>> BEGIN Collected data
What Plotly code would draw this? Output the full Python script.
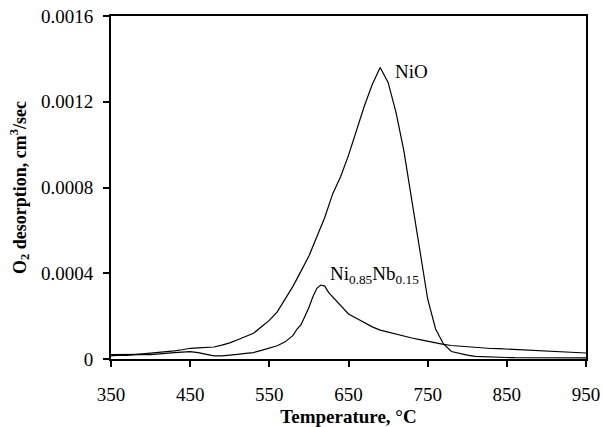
import plotly.graph_objects as go

# NiO: temperature (°C) and O2 desorption rate (cm3/sec)
nio_t = [350, 360, 370, 380, 390, 400, 410, 420, 430, 440,
         450, 460, 470, 480, 490, 500, 510, 520, 530, 540,
         550, 560, 570, 580, 590, 600, 610, 620, 630, 640,
         650, 660, 670, 680, 690, 700, 710, 720, 730, 740,
         750, 760, 770, 780, 790, 800, 810, 820, 830, 840,
         850, 860, 870, 880, 890, 900, 910, 920, 930, 940, 950]
nio = [0.000015, 0.000018, 0.000017, 0.000020, 0.000024, 0.000028, 0.000030, 0.000033, 0.000038, 0.000043,
       0.000050, 0.000052, 0.000055, 0.000056, 0.000065, 0.000075, 0.000090, 0.000105, 0.000120, 0.000150,
       0.000180, 0.000220, 0.000280, 0.000340, 0.000410, 0.000480, 0.000570, 0.000660, 0.000770, 0.000850,
       0.000950, 0.001070, 0.001180, 0.001280, 0.001360, 0.001290, 0.001150, 0.000970, 0.000745, 0.000510,
       0.000280, 0.000140, 0.000070, 0.000035, 0.000025, 0.000018, 0.000012, 0.000010, 0.000008, 0.000008,
       0.000007, 0.000006, 0.000006, 0.000005, 0.000006, 0.000005, 0.000005, 0.000005, 0.000004, 0.000005, 0.000005]

# Ni0.85Nb0.15: temperature (°C) and O2 desorption rate (cm3/sec)
ninb_t = [350, 360, 370, 380, 390, 400, 410, 420, 430, 440,
          450, 460, 470, 480, 490, 500, 510, 520, 530, 540,
          550, 560, 570, 580, 585, 590, 595, 600, 605, 610, 615, 620, 625, 630, 640,
          650, 660, 670, 680, 690, 700, 710, 720, 730, 740,
          750, 760, 770, 780, 790, 800, 810, 820, 830, 840,
          850, 860, 870, 880, 890, 900, 910, 920, 930, 940, 950]
ni_nb = [0.000020, 0.000021, 0.000022, 0.000022, 0.000022, 0.000020, 0.000024, 0.000027, 0.000030, 0.000032,
         0.000034, 0.000030, 0.000022, 0.000015, 0.000015, 0.000020, 0.000022, 0.000026, 0.000030, 0.000040,
         0.000050, 0.000062, 0.000080, 0.000110, 0.000140, 0.000160, 0.000200, 0.000240, 0.000290, 0.000330, 0.000345, 0.000340, 0.000310, 0.000290, 0.000245,
         0.000210, 0.000190, 0.000170, 0.000150, 0.000135, 0.000125, 0.000115, 0.000105, 0.000098, 0.000090,
         0.000082, 0.000075, 0.000068, 0.000063, 0.000060, 0.000057, 0.000053, 0.000050, 0.000049, 0.000048,
         0.000046, 0.000043, 0.000042, 0.000040, 0.000038, 0.000035, 0.000034, 0.000032, 0.000031, 0.000030, 0.000028]

x_ticks = [350, 450, 550, 650, 750, 850, 950]
y_ticks = [0, 0.0004, 0.0008, 0.0012, 0.0016]
y_tick_text = ["0", "0.0004", "0.0008", "0.0012", "0.0016"]

FONT = "Liberation Serif, Times New Roman, serif"

fig = go.Figure()
fig.add_trace(go.Scatter(x=nio_t, y=nio, mode="lines",
                         line=dict(color="black", width=1.2), name="NiO"))
fig.add_trace(go.Scatter(x=ninb_t, y=ni_nb, mode="lines",
                         line=dict(color="black", width=1.2), name="Ni0.85Nb0.15"))

i_peak = nio.index(max(nio))
fig.add_annotation(x=nio_t[i_peak], y=nio[i_peak], text="NiO", showarrow=False,
                   xanchor="left", yanchor="top", xshift=13, yshift=8,
                   font=dict(family=FONT, size=19, color="black"))
j_peak = ni_nb.index(max(ni_nb))
fig.add_annotation(x=ninb_t[j_peak], y=ni_nb[j_peak], text="Ni<sub>0.85</sub>Nb<sub>0.15</sub>",
                   showarrow=False, xanchor="left", yanchor="bottom", xshift=7, yshift=-4,
                   font=dict(family=FONT, size=19, color="black"))

fig.update_layout(
    width=603, height=427,
    margin=dict(l=111, r=17, t=16, b=68),
    paper_bgcolor="white", plot_bgcolor="white",
    showlegend=False,
    font=dict(family=FONT, size=19, color="black"),
)
fig.update_xaxes(
    range=[350, 950], tickvals=x_ticks, automargin=False,
    showgrid=False, zeroline=False,
    showline=True, linecolor="black", linewidth=2, mirror=True,
    ticks="outside", ticklen=6, tickwidth=2, tickcolor="black",
    ticklabelstandoff=11,
    title=dict(text="<b>Temperature, °C</b>", font=dict(family=FONT, size=19), standoff=16),
)
fig.update_yaxes(
    range=[0, 0.0016], tickvals=y_ticks, ticktext=y_tick_text, automargin=False,
    showgrid=False, zeroline=False,
    showline=True, linecolor="black", linewidth=2, mirror=True,
    ticks="outside", ticklen=6, tickwidth=2, tickcolor="black",
    ticklabelstandoff=6,
    title=dict(text="<b>O<sub>2</sub> desorption, cm<sup>3</sup>/sec</b>",
               font=dict(family=FONT, size=18), standoff=10),
)

fig.write_html("out.html")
>> END Collected data
Job.
Everything from the first line to the line with "0.000004, 0.000005, 0.000005]" must be repeated exactly, and nothing else. Leave the pictures out.

Response to the task.
What Plotly code would draw this? Output the full Python script.
import plotly.graph_objects as go

# NiO: temperature (°C) and O2 desorption rate (cm3/sec)
nio_t = [350, 360, 370, 380, 390, 400, 410, 420, 430, 440,
         450, 460, 470, 480, 490, 500, 510, 520, 530, 540,
         550, 560, 570, 580, 590, 600, 610, 620, 630, 640,
         650, 660, 670, 680, 690, 700, 710, 720, 730, 740,
         750, 760, 770, 780, 790, 800, 810, 820, 830, 840,
         850, 860, 870, 880, 890, 900, 910, 920, 930, 940, 950]
nio = [0.000015, 0.000018, 0.000017, 0.000020, 0.000024, 0.000028, 0.000030, 0.000033, 0.000038, 0.000043,
       0.000050, 0.000052, 0.000055, 0.000056, 0.000065, 0.000075, 0.000090, 0.000105, 0.000120, 0.000150,
       0.000180, 0.000220, 0.000280, 0.000340, 0.000410, 0.000480, 0.000570, 0.000660, 0.000770, 0.000850,
       0.000950, 0.001070, 0.001180, 0.001280, 0.001360, 0.001290, 0.001150, 0.000970, 0.000745, 0.000510,
       0.000280, 0.000140, 0.000070, 0.000035, 0.000025, 0.000018, 0.000012, 0.000010, 0.000008, 0.000008,
       0.000007, 0.000006, 0.000006, 0.000005, 0.000006, 0.000005, 0.000005, 0.000005, 0.000004, 0.000005, 0.000005]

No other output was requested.